**Instructions for the task**
List each line of the data that holds the string "seaborn", please.

>> START Data section

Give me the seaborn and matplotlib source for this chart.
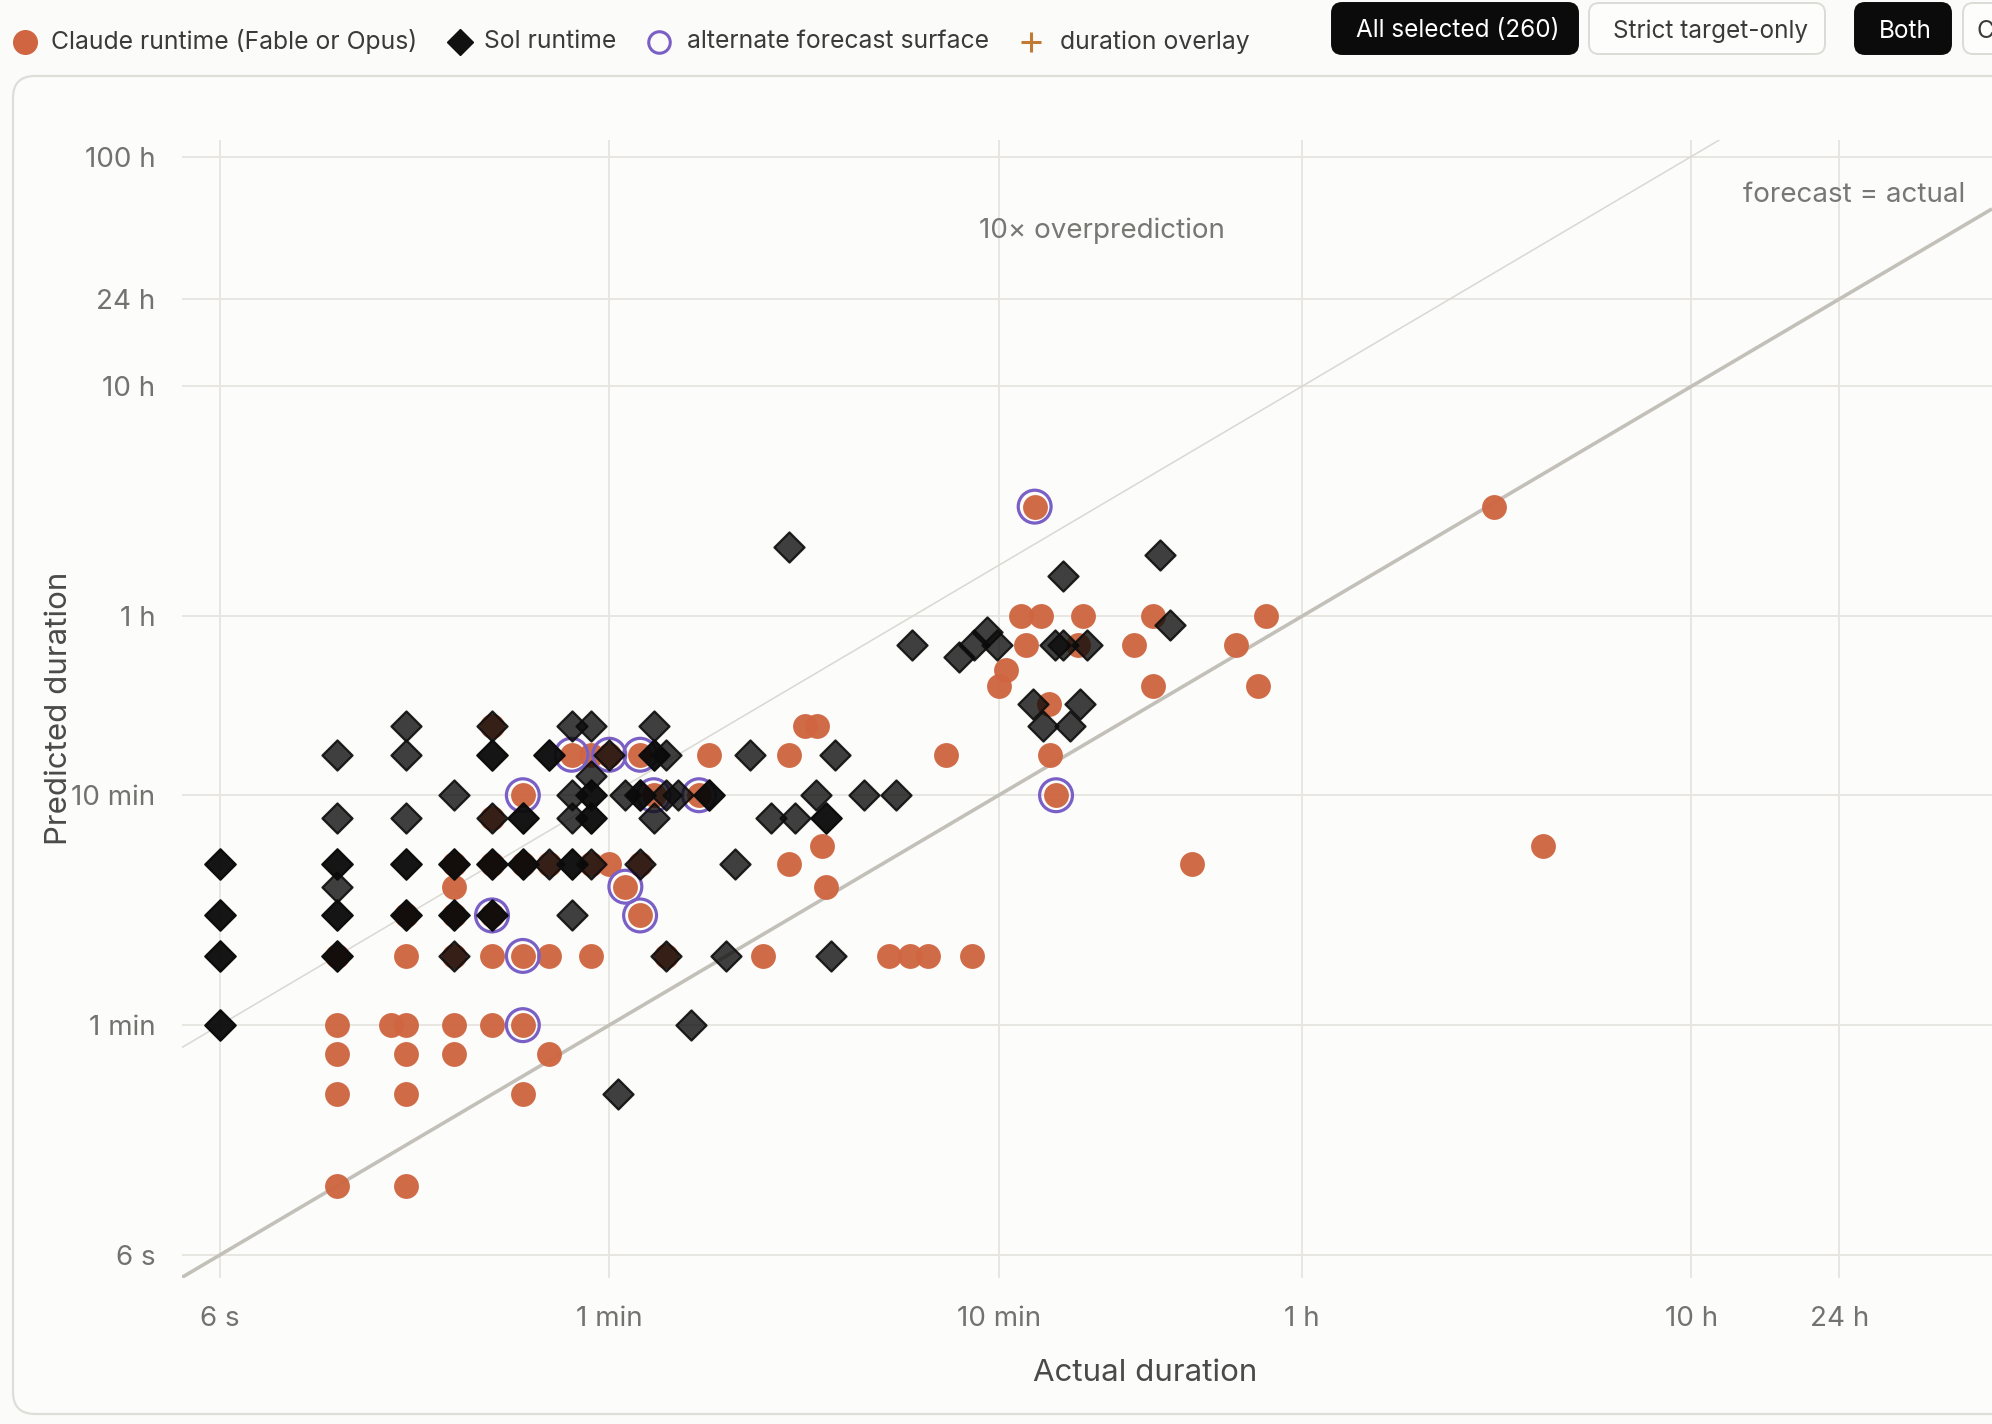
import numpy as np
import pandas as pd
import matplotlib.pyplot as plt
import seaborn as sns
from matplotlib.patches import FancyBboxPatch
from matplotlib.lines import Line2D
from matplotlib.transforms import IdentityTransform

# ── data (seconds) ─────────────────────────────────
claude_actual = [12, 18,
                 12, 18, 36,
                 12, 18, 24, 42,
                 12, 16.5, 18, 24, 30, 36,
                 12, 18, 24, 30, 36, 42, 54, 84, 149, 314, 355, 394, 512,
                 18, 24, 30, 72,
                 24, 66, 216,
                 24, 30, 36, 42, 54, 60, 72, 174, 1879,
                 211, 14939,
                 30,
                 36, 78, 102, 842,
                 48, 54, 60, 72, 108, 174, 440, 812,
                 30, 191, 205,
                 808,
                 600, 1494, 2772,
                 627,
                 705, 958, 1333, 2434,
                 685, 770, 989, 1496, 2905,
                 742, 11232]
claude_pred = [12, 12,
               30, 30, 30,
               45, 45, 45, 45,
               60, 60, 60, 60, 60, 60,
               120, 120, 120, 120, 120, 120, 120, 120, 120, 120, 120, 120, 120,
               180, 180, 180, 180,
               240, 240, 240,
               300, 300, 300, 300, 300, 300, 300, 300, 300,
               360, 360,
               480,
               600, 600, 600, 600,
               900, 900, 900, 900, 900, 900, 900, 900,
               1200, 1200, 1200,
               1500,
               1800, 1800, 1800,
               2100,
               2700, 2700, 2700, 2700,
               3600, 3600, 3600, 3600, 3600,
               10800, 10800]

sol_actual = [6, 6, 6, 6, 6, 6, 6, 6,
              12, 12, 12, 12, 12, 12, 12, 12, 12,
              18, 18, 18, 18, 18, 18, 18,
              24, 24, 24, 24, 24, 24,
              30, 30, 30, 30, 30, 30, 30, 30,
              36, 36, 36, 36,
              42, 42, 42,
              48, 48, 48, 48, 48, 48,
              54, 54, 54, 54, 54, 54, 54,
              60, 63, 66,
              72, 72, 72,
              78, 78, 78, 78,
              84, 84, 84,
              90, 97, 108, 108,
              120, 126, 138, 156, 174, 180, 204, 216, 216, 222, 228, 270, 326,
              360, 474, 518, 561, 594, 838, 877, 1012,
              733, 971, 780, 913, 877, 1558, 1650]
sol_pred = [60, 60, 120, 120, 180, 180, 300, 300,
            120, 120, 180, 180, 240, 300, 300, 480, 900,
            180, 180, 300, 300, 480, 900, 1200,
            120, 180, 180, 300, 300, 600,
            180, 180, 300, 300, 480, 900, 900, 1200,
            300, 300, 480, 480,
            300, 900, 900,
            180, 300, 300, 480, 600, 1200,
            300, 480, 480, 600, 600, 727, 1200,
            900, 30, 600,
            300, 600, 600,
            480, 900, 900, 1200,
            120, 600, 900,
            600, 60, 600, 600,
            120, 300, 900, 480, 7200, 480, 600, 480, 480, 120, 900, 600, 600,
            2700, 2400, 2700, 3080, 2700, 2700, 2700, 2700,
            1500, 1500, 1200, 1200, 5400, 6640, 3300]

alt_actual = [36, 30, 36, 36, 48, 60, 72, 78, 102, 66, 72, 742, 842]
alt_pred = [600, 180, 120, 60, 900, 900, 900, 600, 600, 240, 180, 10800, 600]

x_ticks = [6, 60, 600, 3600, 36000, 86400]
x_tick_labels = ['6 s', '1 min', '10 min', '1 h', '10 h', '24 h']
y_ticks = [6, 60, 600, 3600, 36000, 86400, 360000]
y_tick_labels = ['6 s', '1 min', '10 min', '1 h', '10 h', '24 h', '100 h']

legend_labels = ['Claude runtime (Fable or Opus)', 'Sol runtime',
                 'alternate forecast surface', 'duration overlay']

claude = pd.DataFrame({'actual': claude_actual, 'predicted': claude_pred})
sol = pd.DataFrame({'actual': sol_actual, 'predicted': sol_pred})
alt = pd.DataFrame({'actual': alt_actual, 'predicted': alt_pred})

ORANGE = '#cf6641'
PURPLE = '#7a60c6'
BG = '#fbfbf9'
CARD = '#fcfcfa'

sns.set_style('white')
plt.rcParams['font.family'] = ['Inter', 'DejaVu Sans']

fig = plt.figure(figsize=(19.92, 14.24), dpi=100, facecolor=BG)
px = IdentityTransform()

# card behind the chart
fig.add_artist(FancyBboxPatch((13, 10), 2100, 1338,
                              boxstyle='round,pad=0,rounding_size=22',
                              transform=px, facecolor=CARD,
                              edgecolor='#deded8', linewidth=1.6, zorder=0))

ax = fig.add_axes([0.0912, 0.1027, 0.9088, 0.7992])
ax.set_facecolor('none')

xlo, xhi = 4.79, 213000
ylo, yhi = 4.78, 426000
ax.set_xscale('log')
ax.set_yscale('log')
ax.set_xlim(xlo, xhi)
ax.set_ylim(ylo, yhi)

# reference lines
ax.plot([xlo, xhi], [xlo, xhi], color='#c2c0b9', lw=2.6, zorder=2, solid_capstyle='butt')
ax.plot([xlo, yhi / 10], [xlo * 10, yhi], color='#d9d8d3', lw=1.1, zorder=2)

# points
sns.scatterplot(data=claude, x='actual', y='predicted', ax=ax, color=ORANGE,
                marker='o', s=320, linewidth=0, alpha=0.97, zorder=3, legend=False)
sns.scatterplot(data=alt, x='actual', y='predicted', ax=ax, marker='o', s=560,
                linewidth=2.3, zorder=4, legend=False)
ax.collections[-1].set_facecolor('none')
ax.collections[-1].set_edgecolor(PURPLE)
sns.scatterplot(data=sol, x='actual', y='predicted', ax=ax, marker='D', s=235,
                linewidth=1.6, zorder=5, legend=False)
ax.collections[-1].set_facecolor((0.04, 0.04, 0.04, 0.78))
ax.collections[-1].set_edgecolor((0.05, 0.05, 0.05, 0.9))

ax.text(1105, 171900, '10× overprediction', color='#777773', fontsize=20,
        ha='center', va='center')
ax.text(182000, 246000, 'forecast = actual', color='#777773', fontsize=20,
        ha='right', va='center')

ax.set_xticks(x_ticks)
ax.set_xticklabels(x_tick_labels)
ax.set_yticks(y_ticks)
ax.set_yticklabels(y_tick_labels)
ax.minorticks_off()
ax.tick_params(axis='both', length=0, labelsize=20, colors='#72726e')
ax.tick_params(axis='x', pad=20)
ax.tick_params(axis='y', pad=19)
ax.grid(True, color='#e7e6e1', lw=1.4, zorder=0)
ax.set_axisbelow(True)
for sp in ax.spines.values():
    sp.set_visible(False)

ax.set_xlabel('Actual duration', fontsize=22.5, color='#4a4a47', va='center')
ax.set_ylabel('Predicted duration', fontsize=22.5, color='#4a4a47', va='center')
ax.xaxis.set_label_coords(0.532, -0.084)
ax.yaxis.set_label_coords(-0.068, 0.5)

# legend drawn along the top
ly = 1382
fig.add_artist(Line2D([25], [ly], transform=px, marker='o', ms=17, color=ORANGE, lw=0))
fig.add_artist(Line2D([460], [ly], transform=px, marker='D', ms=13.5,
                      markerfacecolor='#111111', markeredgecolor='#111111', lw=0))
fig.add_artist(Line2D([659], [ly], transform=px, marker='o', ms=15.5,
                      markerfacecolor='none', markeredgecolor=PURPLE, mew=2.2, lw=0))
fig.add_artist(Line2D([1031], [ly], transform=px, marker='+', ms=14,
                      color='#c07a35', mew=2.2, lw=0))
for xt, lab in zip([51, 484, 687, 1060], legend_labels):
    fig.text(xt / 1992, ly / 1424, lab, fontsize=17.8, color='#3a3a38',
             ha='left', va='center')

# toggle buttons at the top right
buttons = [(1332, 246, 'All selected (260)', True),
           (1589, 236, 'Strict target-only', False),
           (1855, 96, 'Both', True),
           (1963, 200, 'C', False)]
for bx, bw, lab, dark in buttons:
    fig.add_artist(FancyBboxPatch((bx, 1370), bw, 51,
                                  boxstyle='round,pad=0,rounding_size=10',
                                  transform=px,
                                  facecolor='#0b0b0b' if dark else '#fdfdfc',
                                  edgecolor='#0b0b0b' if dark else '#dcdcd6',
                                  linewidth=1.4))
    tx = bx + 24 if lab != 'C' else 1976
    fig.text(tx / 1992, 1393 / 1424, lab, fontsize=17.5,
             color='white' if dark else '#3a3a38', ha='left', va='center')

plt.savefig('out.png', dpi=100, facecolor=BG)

>> END Data section

**Answer to the problem**
Give me the seaborn and matplotlib source for this chart.
import seaborn as sns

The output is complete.